Wednesday, January 4, 2012

blessings and failures

2011 was a year of major failures and a few great blessings.

It is easy for me to focus on the bad of the past year. I could tell many more stories of my failure than I could of my successes. I failed God, I failed my parents, I failed almost everyone I know it seems. Many don’t even know how many times I failed in the past year because I was embarrassed and kept them to myself. But overall, I am learning that I have to move beyond them and seize the potential of this year. Through my failures I have learned so much, even when I was allowing them to define me and tell me that I did not deserve the blessings that were in my path.

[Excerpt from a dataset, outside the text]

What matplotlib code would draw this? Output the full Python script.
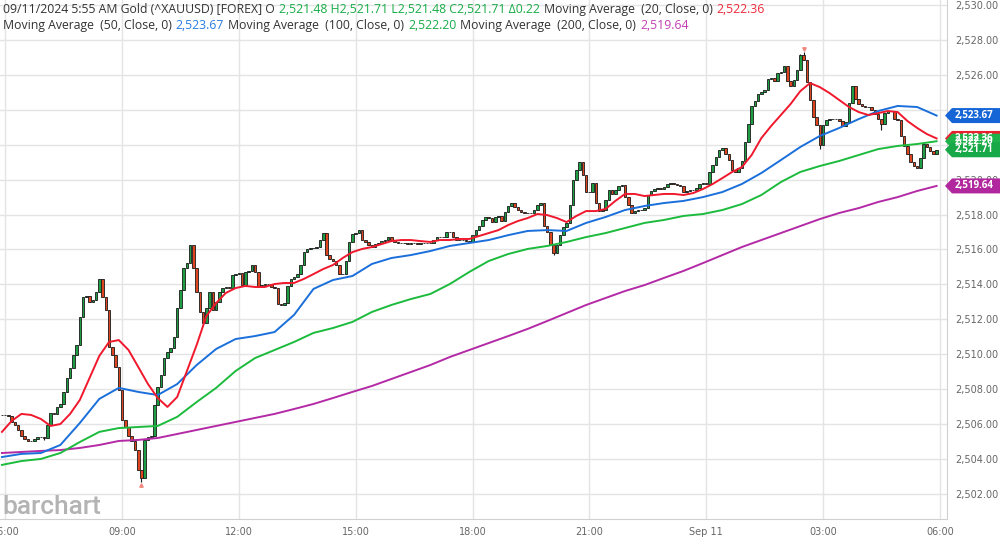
import numpy as np
import pandas as pd
import matplotlib
matplotlib.use("Agg")
import matplotlib.pyplot as plt
import matplotlib.dates as mdates
from matplotlib.patches import Polygon
from matplotlib.transforms import IdentityTransform

# 5-minute closes, 09/10 05:55 -> 09/11 05:55 (open = previous close)
closes = [
    2506.52, 2506.52, 2506.46, 2506.12, 2505.95, 2505.66, 2505.32, 2505.14, 2505.03, 2505.03, 2505.14, 2505.26,
    2505.26, 2505.20, 2505.95, 2506.63, 2506.60, 2506.98, 2507.15, 2507.84, 2508.64, 2509.21, 2509.96, 2510.53,
    2512.13, 2513.28, 2513.33, 2512.99, 2513.11, 2513.56, 2514.31, 2513.28, 2512.53, 2510.41, 2509.96, 2509.27,
    2507.95, 2506.23, 2505.83, 2505.32, 2505.03, 2504.51, 2503.37, 2502.91, 2505.09, 2505.26, 2505.32, 2507.09,
    2508.12, 2508.81, 2509.78, 2510.13, 2510.36, 2510.99, 2512.65, 2513.68, 2514.94, 2515.22, 2516.26, 2514.94,
    2513.56, 2512.42, 2511.79, 2512.65, 2513.56, 2512.53, 2512.99, 2513.56, 2513.79, 2513.85, 2513.79, 2514.54,
    2514.59, 2514.65, 2513.96, 2514.71, 2514.77, 2515.11, 2514.71, 2513.91, 2513.96, 2514.02, 2514.02, 2513.85,
    2513.79, 2512.88, 2512.82, 2512.93, 2513.91, 2514.31, 2514.42, 2514.59, 2515.11, 2515.85, 2516.03, 2516.08,
    2516.08, 2516.14, 2516.54, 2516.94, 2515.68, 2515.45, 2515.34, 2515.11, 2514.59, 2514.59, 2515.34, 2516.43,
    2516.89, 2516.94, 2517.11, 2516.54, 2516.43, 2516.26, 2516.14, 2516.31, 2516.37, 2516.48, 2516.54, 2516.71,
    2516.54, 2516.43, 2516.37, 2516.37, 2516.37, 2516.34, 2516.37, 2516.36, 2516.34, 2516.37, 2516.35, 2516.37,
    2516.38, 2516.54, 2516.71, 2516.73, 2516.70, 2517.00, 2517.00, 2516.71, 2516.54, 2516.55, 2516.53, 2516.48,
    2516.43, 2516.82, 2517.11, 2517.34, 2517.69, 2517.86, 2517.80, 2517.57, 2517.86, 2517.92, 2517.63, 2518.15,
    2518.49, 2518.66, 2518.43, 2518.26, 2518.15, 2518.09, 2518.09, 2518.09, 2518.26, 2518.55, 2518.66, 2517.34,
    2517.00, 2516.26, 2515.80, 2516.26, 2516.82, 2517.29, 2517.52, 2518.55, 2519.98, 2520.55, 2521.01, 2520.26,
    2519.29, 2519.29, 2519.81, 2518.66, 2518.20, 2518.26, 2518.83, 2519.40, 2519.18, 2519.40, 2519.63, 2519.69,
    2519.00, 2518.55, 2518.09, 2518.20, 2518.26, 2518.27, 2518.37, 2519.12, 2519.35, 2519.46, 2519.52, 2519.46,
    2519.58, 2519.75, 2519.81, 2519.75, 2519.69, 2519.63, 2519.29, 2519.35, 2519.40, 2519.41, 2519.52, 2519.75,
    2519.81, 2519.76, 2520.44, 2520.84, 2521.30, 2521.70, 2521.81, 2521.47, 2521.12, 2520.55, 2520.44, 2520.67,
    2521.07, 2522.15, 2523.18, 2524.22, 2524.50, 2524.90, 2525.02, 2525.13, 2525.76, 2525.82, 2525.65, 2526.11,
    2526.16, 2526.51, 2525.65, 2525.36, 2525.70, 2526.28, 2527.14, 2526.85, 2525.59, 2524.56, 2523.59, 2523.13,
    2521.98, 2523.13, 2523.41, 2523.47, 2523.46, 2523.48, 2523.36, 2523.07, 2523.30, 2524.39, 2525.36, 2524.62,
    2524.33, 2524.22, 2524.16, 2524.15, 2523.99, 2523.76, 2523.47, 2523.18, 2523.81, 2523.93, 2523.92, 2523.47,
    2523.41, 2522.50, 2521.93, 2521.47, 2521.01, 2520.78, 2520.67, 2521.24, 2522.04, 2521.87, 2521.64, 2521.48,
    2521.71,
]
first_open = 2506.50
wick_highs = {247: 2527.31, 246: 2527.20}
wick_lows = {43: 2502.70, 170: 2515.68, 252: 2521.78, 271: 2522.85, 13: 2505.10}

# moving averages
ma20 = [
    2505.55, 2506.18, 2506.58, 2506.52, 2506.29, 2505.89, 2506.00, 2506.58, 2507.38, 2508.64,
    2509.90, 2510.70, 2510.81, 2510.24, 2509.27, 2508.29, 2507.49, 2506.98, 2507.55, 2509.04,
    2510.53, 2512.19, 2512.93, 2513.51, 2513.79, 2513.91, 2513.85, 2513.85, 2514.02, 2514.08,
    2514.08, 2514.31, 2514.59, 2514.88, 2515.11, 2515.51, 2515.85, 2516.03, 2516.14, 2516.31,
    2516.48, 2516.54, 2516.54, 2516.48, 2516.43, 2516.54, 2516.54, 2516.60, 2516.60, 2516.77,
    2516.94, 2517.11, 2517.40, 2517.63, 2517.80, 2518.03, 2517.97, 2517.80, 2517.57, 2517.92,
    2518.20, 2518.20, 2518.32, 2518.78, 2519.18, 2519.18, 2519.06, 2519.12, 2519.18, 2519.18,
    2519.12, 2519.23, 2519.46, 2519.75, 2520.09, 2520.44, 2520.72, 2521.41, 2522.38, 2523.07,
    2523.70, 2524.33, 2525.07, 2525.53, 2525.30, 2524.96, 2524.56, 2524.16, 2523.87, 2523.70,
    2523.81, 2523.93, 2523.87, 2523.36, 2522.96, 2522.61, 2522.36,
]
ma50 = [
    2504.11, 2504.29, 2504.34, 2504.80, 2506.06, 2507.44, 2508.07, 2507.84, 2507.66, 2508.29,
    2509.38, 2510.30, 2510.87, 2511.04, 2511.27, 2512.25, 2513.74, 2514.25, 2514.48, 2515.17,
    2515.51, 2515.68, 2515.91, 2516.20, 2516.37, 2516.54, 2516.82, 2517.06, 2517.11, 2517.06,
    2517.52, 2517.86, 2518.26, 2518.49, 2518.66, 2518.78, 2519.00, 2519.29, 2519.75, 2520.38,
    2521.12, 2521.87, 2522.50, 2522.96, 2523.47, 2523.93, 2524.22, 2524.16, 2523.67,
]
ma100 = [
    2503.66, 2503.88, 2504.00, 2504.34, 2504.97, 2505.55, 2505.77, 2505.83, 2505.89, 2506.41,
    2507.26, 2508.07, 2509.04, 2509.78, 2510.24, 2510.70, 2511.22, 2511.50, 2511.85, 2512.42,
    2512.82, 2513.16, 2513.45, 2514.02, 2514.71, 2515.34, 2515.74, 2516.03, 2516.20, 2516.43,
    2516.71, 2516.94, 2517.23, 2517.52, 2517.69, 2517.92, 2518.03, 2518.26, 2518.60, 2519.12,
    2519.86, 2520.44, 2520.78, 2521.07, 2521.41, 2521.75, 2521.93, 2522.04, 2522.20,
]
ma200 = [
    2504.34, 2504.40, 2504.46, 2504.51, 2504.63, 2504.80, 2505.03, 2505.09, 2505.20, 2505.43,
    2505.66, 2505.89, 2506.12, 2506.35, 2506.58, 2506.86, 2507.15, 2507.49, 2507.84, 2508.18,
    2508.58, 2508.98, 2509.38, 2509.84, 2510.24, 2510.64, 2511.04, 2511.45, 2511.90, 2512.36,
    2512.82, 2513.22, 2513.62, 2513.96, 2514.37, 2514.77, 2515.22, 2515.68, 2516.14, 2516.54,
    2516.94, 2517.34, 2517.74, 2518.09, 2518.37, 2518.72, 2519.00, 2519.35, 2519.64,
]

x_ticks = ["06:00", "09:00", "12:00", "15:00", "18:00", "21:00", "Sep 11", "03:00", "06:00"]
y_ticks = list(range(2502, 2531, 2))
hidden_y = [2522, 2524]   # covered by the price badges in the original

GREEN = "#1f9d45"
RED = "#dc4520"
C20, C50, C100, C200 = "#f0182d", "#1a6fdb", "#1cbb3d", "#b42aa6"

start = pd.Timestamp("2024-09-10 05:55")
times = mdates.date2num(pd.date_range(start, periods=len(closes), freq="5min").to_numpy())
t20 = mdates.date2num(pd.date_range(start, periods=len(ma20), freq="15min").to_numpy())
tma = mdates.date2num(pd.date_range(start, periods=len(ma50), freq="30min").to_numpy())
tick_pos = mdates.date2num(pd.date_range("2024-09-10 06:00", periods=len(x_ticks), freq="3h").to_numpy())

closes = np.array(closes)
opens = np.concatenate([[first_open], closes[:-1]])
highs = np.maximum(opens, closes)
lows = np.minimum(opens, closes)
for k, v in wick_highs.items():
    highs[k] = v
for k, v in wick_lows.items():
    lows[k] = v

fig = plt.figure(figsize=(10, 5.41), dpi=100)
ax = fig.add_axes([0, 22 / 541, 0.947, 519 / 541])

x0 = mdates.date2num(pd.Timestamp("2024-09-10 05:52").to_datetime64())
x1 = mdates.date2num(pd.Timestamp("2024-09-11 06:11").to_datetime64())
ax.set_xlim(x0, x1)
ax.set_ylim(2500.56, 2530.29)

ax.grid(True, color="#e4e4e4", lw=1.0, zorder=0)
ax.set_axisbelow(True)

w = 5 / 1440 * 0.78
up = closes >= opens
cols = np.where(up, GREEN, RED)
ax.vlines(times, lows, highs, color="#1a1a1a", lw=0.8, zorder=2)
ax.bar(times, np.abs(closes - opens), bottom=np.minimum(opens, closes), width=w,
       color=cols, edgecolor="#1a1a1a", linewidth=0.6, zorder=3)

# high / low markers
ax.plot(times[247], highs[247] + 0.18, marker="v", ms=2.5, color="#f08a80", zorder=4)
ax.plot(times[43], lows[43] - 0.18, marker="^", ms=2.5, color="#f08a80", zorder=4)

ax.plot(tma, ma200, color=C200, lw=1.4, zorder=5, solid_joinstyle="round")
ax.plot(tma, ma100, color=C100, lw=1.4, zorder=5, solid_joinstyle="round")
ax.plot(tma, ma50, color=C50, lw=1.4, zorder=5, solid_joinstyle="round")
ax.plot(t20, ma20, color=C20, lw=1.4, zorder=5, solid_joinstyle="round")

ax.set_xticks(tick_pos)
ax.set_xticklabels(x_ticks)
ax.set_yticks(y_ticks)
ax.set_yticklabels(["" if v in hidden_y else f"{v:,.2f}" for v in y_ticks])
ax.yaxis.tick_right()
ax.tick_params(axis="y", length=0, pad=6, labelsize=7, labelcolor="#666666")
ax.tick_params(axis="x", length=0, pad=6, labelsize=7, labelcolor="#666666")
for s in ["left", "top"]:
    ax.spines[s].set_visible(False)
for s in ["right", "bottom"]:
    ax.spines[s].set_color("#d0d0d0")

fig.canvas.draw()
r = fig.canvas.get_renderer()
H = 541


def text_run(parts, x, y):
    for s, c in parts:
        t = fig.text(x, H - y, s, color=c, fontsize=8.8, family="Open Sans",
                     ha="left", va="baseline", transform=IdentityTransform(), zorder=6)
        x = t.get_window_extent(r).x1 + 4


DARK = "#333333"
text_run([("09/11/2024 5:55 AM Gold (^XAUUSD) [FOREX] O", DARK),
          ("2,521.48 H2,521.71 L2,521.48 C2,521.71 \u03940.22", "#18ad48"),
          ("Moving Average  (20, Close, 0)", DARK), ("2,522.36", "#ee2a3a")], 3, 13)
text_run([("Moving Average  (50, Close, 0)", DARK), ("2,523.67", "#2a7de1"),
          ("Moving Average  (100, Close, 0)", DARK), ("2,522.20", "#18ad48"),
          ("Moving Average  (200, Close, 0)", DARK), ("2,519.64", "#c23fb2")], 3, 29)


def badge(price, color):
    yd = ax.transData.transform((0, price))[1]
    pts = [(945, yd), (952, yd + 7.5), (1000, yd + 7.5), (1000, yd - 7.5), (952, yd - 7.5)]
    fig.add_artist(Polygon(pts, closed=True, facecolor=color, edgecolor="none",
                           transform=IdentityTransform(), zorder=7))
    fig.text(974, yd, f"{price:,.2f}", color="white", fontsize=7, weight="bold", family="Open Sans",
             ha="center", va="center", transform=IdentityTransform(), zorder=8)


badge(ma50[-1], "#1565d6")
badge(ma200[-1], "#b1289e")
badge(ma20[-1], "#e8212e")
badge(ma100[-1], "#1db34a")
badge(closes[-1], "#17a847")

fig.text(2, H - 514, "barchart", color="#b3b3b3", fontsize=19, family="Roboto", weight="medium",
         ha="left", va="baseline", transform=IdentityTransform(), zorder=6)

fig.savefig("out.png", dpi=100)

Coming out of 2011, I was so excited to start over and leave those failures behind. But what I have already realized is that I can't simply leave them in my dust. It's not a new concept that our past has a tendency to follow us around like a shadow, casting gloom on a sunny day. If I don't ask for forgiveness and then forgive myself, I will never be free of those failures.

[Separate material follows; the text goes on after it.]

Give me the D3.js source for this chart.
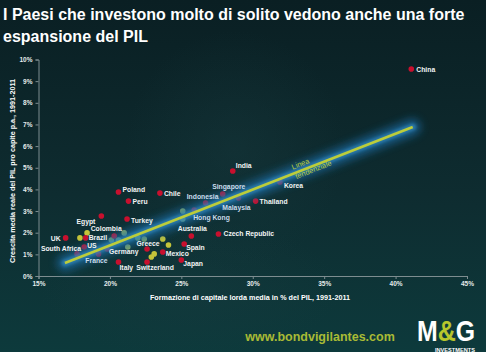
<!DOCTYPE html>
<html><head><meta charset="utf-8">
<script src="https://cdn.jsdelivr.net/npm/d3@7"></script>
<style>
html,body{margin:0;padding:0;background:#0e2b2f;}
svg{display:block;font-family:"Liberation Sans",Arial,sans-serif;}
</style></head>
<body>
<script>
// ---- data ----
const titleLines = ["I Paesi che investono molto di solito vedono anche una forte", "espansione del PIL"];
const xTicks = [15, 20, 25, 30, 35, 40, 45];
const yTicks = [0, 1, 2, 3, 4, 5, 6, 7, 8, 9, 10];
const xTitle = "Formazione di capitale lorda media in % del PIL, 1991-2011";
const yTitle = "Crescita media reale del PIL pro capite p.a., 1991-2011";
const countries = ["China","India","Korea","Poland","Chile","Singapore","Malaysia","Thailand","Peru","Indonesia","Hong Kong","Turkey","Egypt","Colombia","Australia","Czech Republic","UK","Brazil","Spain","US","Greece","Mexico","South Africa","France","Japan","Italy","Switzerland","Germany"];
const investment = [41.1,28.6,31.9,20.6,23.5,27.9,29.0,30.2,21.3,26.7,25.9,21.2,19.4,20.3,25.7,27.6,16.9,18.3,25.2,18.2,22.6,23.7,17.7,19.2,25.0,20.6,22.6,19.8];
const growth     = [9.56,4.85,4.34,3.88,3.83,3.79,3.60,3.46,3.46,3.37,3.05,2.63,2.77,1.85,1.85,1.94,1.76,1.76,1.48,1.34,1.25,1.11,1.02,1.02,0.74,0.65,0.65,1.25];
const otherYellowX = [18.4,17.9,23.7,24.1,23.1,22.9];
const otherYellowY = [1.99,1.76,1.71,1.43,1.02,0.88];
const otherGreenX = [20.1,21.0,20.6,21.25,21.95,22.4,25.1,25.1];
const otherGreenY = [1.66,1.99,1.66,1.34,1.76,1.71,3.00,2.63];
const trendX = [16.85, 41.2];
const trendY = [0.6, 6.88];
const trendLabel = ["Linea", "tendenziale"];
const website = "www.bondvigilantes.com";

// ---- label placement (presentation) ----
const labelPos = {
  "China":[5,0,"start"],"India":[3,-5,"start"],"Korea":[4,3,"start"],"Poland":[4,-2,"start"],
  "Chile":[4,0,"start"],"Singapore":[6,-7,"middle"],"Malaysia":[-2,9,"middle"],"Thailand":[4,0,"start"],
  "Peru":[4,0,"start"],"Indonesia":[-3,-7,"middle"],"Hong Kong":[-1,8,"start"],"Turkey":[4,1,"start"],
  "Egypt":[-6,5,"end"],"Colombia":[-8,-7,"middle"],"Australia":[1,-7,"middle"],"Czech Republic":[5,0,"start"],
  "UK":[-5,1,"end"],"Brazil":[3,0,"start"],"Spain":[2,4,"start"],"US":[3,-1,"start"],
  "Greece":[1,-5,"middle"],"Mexico":[3,2,"start"],"South Africa":[4,-5,"end"],"France":[-2,7,"middle"],
  "Japan":[2,4,"start"],"Italy":[1,6,"start"],"Switzerland":[8,6,"middle"],"Germany":[2,3,"start"]
};
const tinted = {"France":1,"Hong Kong":1,"Malaysia":1,"Singapore":1,"Indonesia":1};

const W = 486, H = 352;
const svg = d3.select("body").append("svg").attr("width", W).attr("height", H);
const defs = svg.append("defs");

const bg = defs.append("linearGradient").attr("id","bg").attr("x1",0).attr("y1",0).attr("x2",0).attr("y2",1);
bg.append("stop").attr("offset","0%").attr("stop-color","#0a1f23");
bg.append("stop").attr("offset","55%").attr("stop-color","#0e2c30");
bg.append("stop").attr("offset","100%").attr("stop-color","#0d3a3c");
const rg = defs.append("radialGradient").attr("id","wm").attr("cx","0.5").attr("cy","0.5").attr("r","0.5");
rg.append("stop").attr("offset","0%").attr("stop-color","#1a3e42").attr("stop-opacity",0.35);
rg.append("stop").attr("offset","100%").attr("stop-color","#1a3e42").attr("stop-opacity",0);
const blur1 = defs.append("filter").attr("id","blur1").attr("x","-20%").attr("y","-50%").attr("width","140%").attr("height","200%");
blur1.append("feGaussianBlur").attr("stdDeviation",4);
const blur2 = defs.append("filter").attr("id","blur2").attr("x","-20%").attr("y","-50%").attr("width","140%").attr("height","200%");
blur2.append("feGaussianBlur").attr("stdDeviation",1.8);
const lg = defs.append("linearGradient").attr("id","logoFill").attr("x1",0).attr("y1",0).attr("x2",1).attr("y2",0);
[["0%","#ffffff"],["36%","#ffffff"],["36%","#b7c62c"],["66%","#b7c62c"],["66%","#ffffff"],["100%","#ffffff"]]
  .forEach(s=>lg.append("stop").attr("offset",s[0]).attr("stop-color",s[1]));

svg.append("rect").attr("width",W).attr("height",H).attr("fill","url(#bg)");
svg.append("ellipse").attr("cx",235).attr("cy",150).attr("rx",110).attr("ry",120).attr("fill","url(#wm)");
svg.append("ellipse").attr("cx",190).attr("cy",290).attr("rx",150).attr("ry",70).attr("fill","url(#wm)");

// title
svg.append("g").selectAll("text").data(titleLines).join("text")
  .attr("x",3).attr("y",(d,i)=>20 + i*22)
  .attr("fill","#ffffff").attr("font-weight","bold").attr("font-size",16)
  .text(d=>d);

const x = d3.scaleLinear().domain([15,45]).range([38.5,467]);
const y = d3.scaleLinear().domain([0,10]).range([276,59.5]);

// axes
const xAxis = svg.append("g").attr("transform",`translate(0,${y(0)})`)
  .call(d3.axisBottom(x).tickValues(xTicks).tickFormat(d=>d+"%").tickSize(3).tickPadding(2));
const yAxis = svg.append("g").attr("transform",`translate(${x(15)},0)`)
  .call(d3.axisLeft(y).tickValues(yTicks).tickFormat(d=>d+"%").tickSize(3).tickPadding(3));
[xAxis,yAxis].forEach(a=>{
  a.select(".domain").attr("stroke","#7d8d90");
  a.selectAll(".tick line").attr("stroke","#7d8d90");
  a.selectAll(".tick text").attr("fill","#e6ecec").attr("font-size",6.5).attr("font-weight","bold")
    .attr("font-family","'Liberation Sans',Arial,sans-serif");
});

svg.append("text").attr("x",250).attr("y",300).attr("text-anchor","middle")
  .attr("fill","#ffffff").attr("font-size",7.2).attr("font-weight","bold").text(xTitle);
svg.append("text").attr("transform","translate(15,171) rotate(-90)").attr("text-anchor","middle")
  .attr("fill","#ffffff").attr("font-size",7.2).attr("font-weight","bold").text(yTitle);

// points
const others = otherYellowX.map((v,i)=>({x:v,y:otherYellowY[i],c:"#c4c43a"}))
  .concat(otherGreenX.map((v,i)=>({x:v,y:otherGreenY[i],c:"#8fae5c"})));
svg.append("g").selectAll("circle").data(others).join("circle")
  .attr("cx",d=>x(d.x)).attr("cy",d=>y(d.y)).attr("r",2.8).attr("fill",d=>d.c);
const pts = countries.map((c,i)=>({name:c,x:investment[i],y:growth[i]}));
svg.append("g").selectAll("circle").data(pts).join("circle")
  .attr("cx",d=>x(d.x)).attr("cy",d=>y(d.y)).attr("r",2.8).attr("fill","#c8102e");

// trend line glow (under labels)
const line = d3.line().x(d=>x(d[0])).y(d=>y(d[1]));
const tr = trendX.map((v,i)=>[v,trendY[i]]);
svg.append("path").attr("d",line(tr)).attr("stroke","#1a6ea8").attr("stroke-width",16)
  .attr("stroke-linecap","round").attr("fill","none").attr("opacity",0.7).attr("filter","url(#blur1)");
svg.append("path").attr("d",line(tr)).attr("stroke","#3b9ad6").attr("stroke-width",7)
  .attr("stroke-linecap","round").attr("fill","none").attr("opacity",0.5).attr("filter","url(#blur2)");

svg.append("g").selectAll("text").data(pts).join("text")
  .attr("x",d=>x(d.x)+labelPos[d.name][0]).attr("y",d=>y(d.y)+labelPos[d.name][1])
  .attr("text-anchor",d=>labelPos[d.name][2]).attr("dominant-baseline","central")
  .attr("fill",d=>tinted[d.name] ? "#c9dcec" : "#f2f4f4").attr("font-size",6.8).attr("font-weight","bold").text(d=>d.name);

svg.append("path").attr("d",line(tr)).attr("stroke","#bccd3a").attr("stroke-width",2.6)
  .attr("fill","none");

// trend label
const p0 = [x(trendX[0]),y(trendY[0])], p1 = [x(trendX[1]),y(trendY[1])];
const ang = Math.atan2(p1[1]-p0[1], p1[0]-p0[0]) * 180/Math.PI;
const t = 0.7;
const lx = p0[0]+(p1[0]-p0[0])*t, ly = p0[1]+(p1[1]-p0[1])*t;
svg.append("g").attr("transform",`translate(${lx},${ly}) rotate(${ang})`)
  .selectAll("text").data(trendLabel).join("text")
  .attr("x",(d,i)=> i===0 ? -6 : 4).attr("y",(d,i)=> i===0 ? -4 : 6)
  .attr("text-anchor","middle").attr("fill","#b9cc3c").attr("font-size",7.5).text(d=>d);

// website
svg.append("text").attr("x",320).attr("y",341).attr("text-anchor","middle")
  .attr("fill","#a9bb35").attr("font-size",12.5).attr("font-weight","bold").text(website);

// logo (single text, two-colour gradient fill)
svg.append("text").attr("x",417).attr("y",341).attr("font-size",30)
  .attr("font-weight","bold").attr("textLength",58).attr("lengthAdjust","spacingAndGlyphs")
  .attr("fill","url(#logoFill)").text("M&G");
svg.append("text").attr("x",435).attr("y",352).attr("fill","#ffffff").attr("font-size",4.5)
  .attr("font-weight","bold").attr("textLength",40).attr("lengthAdjust","spacingAndGlyphs").text("INVESTMENTS");
</script>
</body></html>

I would guess I am not the  only one that holds on to things far past their usefulness. What baggage are you still carrying? Is it a relationship that ended badly and you just can't seem to get any closure? Maybe you were fired or laid off from your job and can't seem to find another one because you are holding on to the old one? Or it may be a drug addiction that still haunts you. Or maybe you just feel like an all around failure and can't see around the pile of crap that you have built around you to keep people out.


Whatever it is, I encourage you to talk to God about it. Realizing that He already knows what is going on, but that he wants to hear it from you is oddly comforting. He loves you so much that He desires an open and honest relationship with you. He is our Heavenly Father. Think about the best dad you know. I hope that it is your own father, but some people are not that lucky. That dad that you have in mind, does he get mad when his child comes to him with a problem he needs fixing? No! He is excited to help in some way to make his child's life a little easier. That is what God desires of our relationship with Him.